Jason Rosenbaum

The Media Watchdog Myth

by Jason Rosenbaum  ::  Filed Under Media Issues  ::  May 13th, 2008 @ 10:44 pm EST

This evening, I sat in on a question and answer session with author and journalist Eric Lichtblau, who just published the book Bush's Law: The Remaking of American Justice. Lichtblau also authored the original investigative report exposing the NSA's domestic, warrantless wiretapping program in 2005 and kicking off the debate around the country over FISA, Bush, and the law.

It was enlightening to hear citizens in the crowd question this respected journalist. Clearly, Lichtblau felt that he was right in publishing his original expose, yet the story was held by the New York Times for over a year before being released. While Lichtblau didn't defend his editor's choice in holding back the story, he did defend the principle; he felt an editor should withhold a story - and indeed as a journalist he would withhold a story - if the story endangered national security.

This, of course, was the ridiculous argument made by government officials to embargo the NSA story, an argument that is demonstrably false. Indeed, as Lichtbau pointed out, it was common knowledge before the NSA story that the government was tapping the foreign communications of Al-Qaeda and the like. It is inconceivable that the disclosure of a program intercepting communications between foreigners and American citizens would have disclosed something Al-Qaeda didn't already know.

While I don't necessarily find fault with the idea of embargoing stories for national security reasons - indeed, there are examples where this has actually happened. (An example that came up in the discussion of The Chicago Tribune revealing the U.S. had broken the codes of Japan during World War II ended years of successful surveillance.) What I found more troubling was who the editors at the New York Times believed.

The people telling the editors that the NSA story endangered national security were exactly the people who had a personal and political stake in continued secrecy. White House officials tried to bottle up this story in 2004 - an election year - and stood to be prosecuted if these actions were deemed illegal. Why would any reasonable person believe the claims from these people, especially after Bush officials had been so wrong so many times in the past?

While Lichtblau's supposition was that the country was still recovering from 9/11, he later came around to what I consider the basic truth: The mainstream media is called the mainstream media for a reason. By nature, it shies away from the controversial or the extreme, even if that position represents the truth. While the old media still drives the national conversation, it mirrors it at the same time - it's a "lagging indicator."

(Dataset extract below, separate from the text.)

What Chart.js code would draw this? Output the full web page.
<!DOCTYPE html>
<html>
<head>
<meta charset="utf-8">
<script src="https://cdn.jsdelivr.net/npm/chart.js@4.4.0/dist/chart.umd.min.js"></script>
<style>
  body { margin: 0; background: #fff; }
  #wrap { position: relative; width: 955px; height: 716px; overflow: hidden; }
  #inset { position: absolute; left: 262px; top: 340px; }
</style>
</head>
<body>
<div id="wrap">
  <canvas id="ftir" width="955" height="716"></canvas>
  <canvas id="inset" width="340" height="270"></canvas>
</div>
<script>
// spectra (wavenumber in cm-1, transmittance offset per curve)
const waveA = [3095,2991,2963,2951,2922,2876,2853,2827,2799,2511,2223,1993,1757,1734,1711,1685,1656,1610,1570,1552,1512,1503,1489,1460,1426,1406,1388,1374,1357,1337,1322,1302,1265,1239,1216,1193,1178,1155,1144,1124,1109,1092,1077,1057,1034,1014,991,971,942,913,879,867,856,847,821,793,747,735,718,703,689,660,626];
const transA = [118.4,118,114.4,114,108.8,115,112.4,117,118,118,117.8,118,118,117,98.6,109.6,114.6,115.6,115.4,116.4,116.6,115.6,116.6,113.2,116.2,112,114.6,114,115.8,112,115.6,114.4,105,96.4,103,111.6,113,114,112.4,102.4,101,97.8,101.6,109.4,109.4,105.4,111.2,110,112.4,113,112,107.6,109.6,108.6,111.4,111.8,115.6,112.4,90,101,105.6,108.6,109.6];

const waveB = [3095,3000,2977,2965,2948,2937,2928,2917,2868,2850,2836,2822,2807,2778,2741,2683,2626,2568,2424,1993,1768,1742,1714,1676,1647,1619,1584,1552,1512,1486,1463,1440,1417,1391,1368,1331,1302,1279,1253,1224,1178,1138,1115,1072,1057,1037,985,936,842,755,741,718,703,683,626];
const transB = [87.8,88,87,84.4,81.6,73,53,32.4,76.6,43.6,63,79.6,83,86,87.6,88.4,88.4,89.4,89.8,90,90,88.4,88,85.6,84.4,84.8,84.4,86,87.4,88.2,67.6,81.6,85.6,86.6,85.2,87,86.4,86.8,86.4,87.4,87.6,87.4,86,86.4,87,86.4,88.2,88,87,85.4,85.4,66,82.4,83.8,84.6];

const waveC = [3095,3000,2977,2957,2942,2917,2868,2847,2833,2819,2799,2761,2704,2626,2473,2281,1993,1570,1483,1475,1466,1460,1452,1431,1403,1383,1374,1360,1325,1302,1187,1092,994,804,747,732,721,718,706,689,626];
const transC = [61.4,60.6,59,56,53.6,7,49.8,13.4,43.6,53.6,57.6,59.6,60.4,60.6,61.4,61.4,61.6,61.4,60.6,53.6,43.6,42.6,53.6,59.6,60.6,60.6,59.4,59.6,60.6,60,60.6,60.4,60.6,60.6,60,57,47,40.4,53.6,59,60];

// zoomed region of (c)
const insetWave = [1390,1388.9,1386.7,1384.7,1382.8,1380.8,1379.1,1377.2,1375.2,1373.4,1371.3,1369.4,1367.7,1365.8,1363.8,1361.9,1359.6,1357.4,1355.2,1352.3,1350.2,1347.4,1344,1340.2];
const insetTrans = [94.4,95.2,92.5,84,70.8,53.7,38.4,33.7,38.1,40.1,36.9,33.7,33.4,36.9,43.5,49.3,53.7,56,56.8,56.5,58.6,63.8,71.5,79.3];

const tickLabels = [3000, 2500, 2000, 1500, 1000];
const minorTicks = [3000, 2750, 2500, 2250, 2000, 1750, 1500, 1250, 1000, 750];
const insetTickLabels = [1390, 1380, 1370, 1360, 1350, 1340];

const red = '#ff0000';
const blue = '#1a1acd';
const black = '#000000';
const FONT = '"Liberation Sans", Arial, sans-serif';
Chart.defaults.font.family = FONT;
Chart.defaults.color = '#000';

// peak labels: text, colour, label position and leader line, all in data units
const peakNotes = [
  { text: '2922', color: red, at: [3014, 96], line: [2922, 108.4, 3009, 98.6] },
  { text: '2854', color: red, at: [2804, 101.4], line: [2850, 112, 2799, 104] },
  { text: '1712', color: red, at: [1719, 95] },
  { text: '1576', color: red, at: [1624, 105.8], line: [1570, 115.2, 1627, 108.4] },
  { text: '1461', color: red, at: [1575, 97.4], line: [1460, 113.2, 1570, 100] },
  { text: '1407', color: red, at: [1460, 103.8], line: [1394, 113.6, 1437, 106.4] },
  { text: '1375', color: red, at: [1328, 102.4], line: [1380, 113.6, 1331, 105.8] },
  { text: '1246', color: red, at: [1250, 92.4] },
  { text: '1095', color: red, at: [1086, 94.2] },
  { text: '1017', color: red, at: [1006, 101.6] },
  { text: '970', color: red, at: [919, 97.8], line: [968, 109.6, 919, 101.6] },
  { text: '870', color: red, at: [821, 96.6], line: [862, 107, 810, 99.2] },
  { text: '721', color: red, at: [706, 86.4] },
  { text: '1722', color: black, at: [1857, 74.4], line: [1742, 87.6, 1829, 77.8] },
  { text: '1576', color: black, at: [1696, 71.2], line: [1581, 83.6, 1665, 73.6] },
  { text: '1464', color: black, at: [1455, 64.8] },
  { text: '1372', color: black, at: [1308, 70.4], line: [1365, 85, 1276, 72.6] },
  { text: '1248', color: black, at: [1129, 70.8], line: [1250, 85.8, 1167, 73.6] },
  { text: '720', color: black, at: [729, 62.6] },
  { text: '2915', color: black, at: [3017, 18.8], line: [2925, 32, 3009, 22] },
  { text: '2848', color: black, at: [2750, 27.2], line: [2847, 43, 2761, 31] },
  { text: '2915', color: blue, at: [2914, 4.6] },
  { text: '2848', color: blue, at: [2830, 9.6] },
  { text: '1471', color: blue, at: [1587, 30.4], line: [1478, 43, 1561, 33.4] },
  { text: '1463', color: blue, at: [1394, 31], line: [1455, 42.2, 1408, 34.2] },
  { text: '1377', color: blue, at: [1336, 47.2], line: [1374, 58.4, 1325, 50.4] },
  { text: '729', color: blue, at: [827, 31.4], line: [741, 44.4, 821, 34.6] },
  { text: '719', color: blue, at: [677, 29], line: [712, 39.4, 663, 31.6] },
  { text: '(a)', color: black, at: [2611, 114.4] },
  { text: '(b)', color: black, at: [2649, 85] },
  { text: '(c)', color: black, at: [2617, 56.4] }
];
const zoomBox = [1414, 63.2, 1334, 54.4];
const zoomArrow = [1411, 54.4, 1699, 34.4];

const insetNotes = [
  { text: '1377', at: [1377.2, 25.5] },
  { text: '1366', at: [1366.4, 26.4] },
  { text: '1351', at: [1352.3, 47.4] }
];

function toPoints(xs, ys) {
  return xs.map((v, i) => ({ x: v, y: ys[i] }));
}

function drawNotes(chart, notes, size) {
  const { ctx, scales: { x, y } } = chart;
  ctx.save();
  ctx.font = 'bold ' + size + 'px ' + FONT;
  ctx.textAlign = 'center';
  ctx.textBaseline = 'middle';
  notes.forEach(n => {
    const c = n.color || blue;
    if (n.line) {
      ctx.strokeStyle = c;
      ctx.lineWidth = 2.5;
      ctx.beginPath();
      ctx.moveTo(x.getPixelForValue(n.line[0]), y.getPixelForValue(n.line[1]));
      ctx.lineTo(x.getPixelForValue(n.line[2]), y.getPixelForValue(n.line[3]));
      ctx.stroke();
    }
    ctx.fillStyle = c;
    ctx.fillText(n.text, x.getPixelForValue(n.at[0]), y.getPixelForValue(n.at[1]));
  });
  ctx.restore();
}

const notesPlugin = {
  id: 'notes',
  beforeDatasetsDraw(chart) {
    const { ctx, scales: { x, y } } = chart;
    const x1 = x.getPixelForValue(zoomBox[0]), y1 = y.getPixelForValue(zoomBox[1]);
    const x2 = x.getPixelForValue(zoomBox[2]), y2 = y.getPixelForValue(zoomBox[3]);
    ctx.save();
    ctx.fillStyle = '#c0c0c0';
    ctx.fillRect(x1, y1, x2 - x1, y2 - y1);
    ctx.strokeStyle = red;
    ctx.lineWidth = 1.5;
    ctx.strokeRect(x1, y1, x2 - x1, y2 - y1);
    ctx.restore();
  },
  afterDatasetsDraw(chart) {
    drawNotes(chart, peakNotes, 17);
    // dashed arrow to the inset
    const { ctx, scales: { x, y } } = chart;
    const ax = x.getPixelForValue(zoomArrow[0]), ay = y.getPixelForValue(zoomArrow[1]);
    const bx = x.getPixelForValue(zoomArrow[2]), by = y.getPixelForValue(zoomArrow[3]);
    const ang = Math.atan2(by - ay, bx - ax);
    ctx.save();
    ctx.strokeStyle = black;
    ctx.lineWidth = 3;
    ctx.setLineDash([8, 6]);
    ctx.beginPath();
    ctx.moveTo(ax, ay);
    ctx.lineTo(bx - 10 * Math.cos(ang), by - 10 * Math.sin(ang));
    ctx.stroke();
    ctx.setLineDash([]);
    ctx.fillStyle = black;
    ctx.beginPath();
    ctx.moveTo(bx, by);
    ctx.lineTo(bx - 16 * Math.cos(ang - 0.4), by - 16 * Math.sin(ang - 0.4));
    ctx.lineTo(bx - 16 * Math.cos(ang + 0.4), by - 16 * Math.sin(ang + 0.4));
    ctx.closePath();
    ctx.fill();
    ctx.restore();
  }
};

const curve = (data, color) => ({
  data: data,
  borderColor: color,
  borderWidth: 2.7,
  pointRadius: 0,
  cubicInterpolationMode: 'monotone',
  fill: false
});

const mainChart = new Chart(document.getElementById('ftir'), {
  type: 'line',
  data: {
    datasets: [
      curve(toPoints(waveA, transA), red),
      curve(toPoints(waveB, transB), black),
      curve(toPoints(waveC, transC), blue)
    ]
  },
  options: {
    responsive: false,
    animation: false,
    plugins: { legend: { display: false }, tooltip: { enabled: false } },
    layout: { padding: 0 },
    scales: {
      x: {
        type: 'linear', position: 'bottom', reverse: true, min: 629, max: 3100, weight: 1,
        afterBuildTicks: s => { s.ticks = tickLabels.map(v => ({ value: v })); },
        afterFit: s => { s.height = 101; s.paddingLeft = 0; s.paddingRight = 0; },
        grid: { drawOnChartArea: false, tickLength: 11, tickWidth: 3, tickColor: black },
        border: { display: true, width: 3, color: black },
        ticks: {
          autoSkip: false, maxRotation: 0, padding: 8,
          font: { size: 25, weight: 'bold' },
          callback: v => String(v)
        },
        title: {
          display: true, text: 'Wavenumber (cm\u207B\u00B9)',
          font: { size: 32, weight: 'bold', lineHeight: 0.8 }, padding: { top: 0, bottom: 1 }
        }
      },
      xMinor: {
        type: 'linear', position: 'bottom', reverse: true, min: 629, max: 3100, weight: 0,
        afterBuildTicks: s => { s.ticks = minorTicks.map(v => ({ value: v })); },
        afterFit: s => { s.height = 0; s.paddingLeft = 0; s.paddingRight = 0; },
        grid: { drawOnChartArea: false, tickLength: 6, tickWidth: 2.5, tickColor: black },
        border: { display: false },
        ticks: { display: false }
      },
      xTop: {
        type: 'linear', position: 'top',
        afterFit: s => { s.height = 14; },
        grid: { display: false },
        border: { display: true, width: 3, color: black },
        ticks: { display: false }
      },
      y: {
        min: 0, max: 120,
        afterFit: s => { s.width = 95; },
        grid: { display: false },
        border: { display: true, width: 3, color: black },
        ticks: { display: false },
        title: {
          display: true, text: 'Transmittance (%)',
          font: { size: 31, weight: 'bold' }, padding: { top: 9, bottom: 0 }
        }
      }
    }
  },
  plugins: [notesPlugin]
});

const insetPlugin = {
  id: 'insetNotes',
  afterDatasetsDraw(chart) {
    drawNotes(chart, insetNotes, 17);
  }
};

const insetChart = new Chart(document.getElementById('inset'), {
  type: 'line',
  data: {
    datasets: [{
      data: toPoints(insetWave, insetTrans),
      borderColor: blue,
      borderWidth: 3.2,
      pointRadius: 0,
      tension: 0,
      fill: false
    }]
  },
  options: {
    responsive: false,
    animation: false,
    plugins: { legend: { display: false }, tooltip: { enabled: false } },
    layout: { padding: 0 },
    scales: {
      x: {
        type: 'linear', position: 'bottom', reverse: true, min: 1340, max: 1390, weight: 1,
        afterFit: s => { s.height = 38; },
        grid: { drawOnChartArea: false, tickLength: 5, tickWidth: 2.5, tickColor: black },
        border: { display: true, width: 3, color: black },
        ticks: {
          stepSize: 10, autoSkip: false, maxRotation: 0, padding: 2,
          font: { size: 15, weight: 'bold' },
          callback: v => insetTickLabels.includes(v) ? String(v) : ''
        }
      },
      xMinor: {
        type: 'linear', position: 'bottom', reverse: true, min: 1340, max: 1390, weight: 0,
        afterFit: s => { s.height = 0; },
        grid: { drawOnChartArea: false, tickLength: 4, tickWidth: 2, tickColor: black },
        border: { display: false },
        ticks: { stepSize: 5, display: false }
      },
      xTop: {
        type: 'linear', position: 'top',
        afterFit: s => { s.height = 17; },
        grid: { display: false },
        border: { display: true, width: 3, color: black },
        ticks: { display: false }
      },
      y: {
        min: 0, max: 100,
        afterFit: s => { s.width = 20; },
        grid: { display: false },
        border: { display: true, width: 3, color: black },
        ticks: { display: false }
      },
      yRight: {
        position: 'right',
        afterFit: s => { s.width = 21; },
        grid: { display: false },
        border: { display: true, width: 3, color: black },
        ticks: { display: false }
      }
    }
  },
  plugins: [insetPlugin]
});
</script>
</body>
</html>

This, of course, goes against most people's common conception of the old media as a watchdog, taking on government and corporate power. While investigative and intrepid reporting still does occur, in the age of news and big business it is impossible to truly believe these broad news outlets will ever go out on a limb. The idea of the media as a check on government or corporate power is a fiction - one that proves itself true at some moments, but hopelessly false at other.

Once the media watchdog myth is exposed, the path forward is clear. We must rely on other avenues to get the truth. A variety of sources - foreign media, blogs, user-generated content, online videos, twitter - all should feed into the informed media consumer's knowledge. The truth is out there, you just have to find it.

Of course, the idea that being mainstream necessarily means staying behind the curve might not be as airtight on further examination. The rise of a mainstream media that refuses to speak truth to power is directly correlated with a steep decline in mainstream media readership. This can't be a coincidence. People like you or I can smell the bullshit a mile away, and we just stop paying attention.

DISCUSSION

3 RESPONSES to “The Media Watchdog Myth”

Red Wind says  ::  May 14th, 2008 @ 5:23 pm EST

The decline in readership belies the moniker. There is little "mainstream" about a media that coddles the powerful and makes theoretically journalistic decisions on the basis of how they will affect the market value of the parent company. This is the corporate media, the establishment media, the legacy media–they do not cater to nor represent mainstream interests.

Did you get the sense that Lichtblau perceived the tension between the tainted interests of his editors and his own commitment to uncover the truth?

    Jason Rosenbaum says  ::  May 15th, 2008 @ 9:14 am EST

    No, I don't. I suspect that even though Lichtblau is an award winning journalists, he's still a couple levels removed from the top editors who would be subject to those pressures. It's hard to say for sure, though.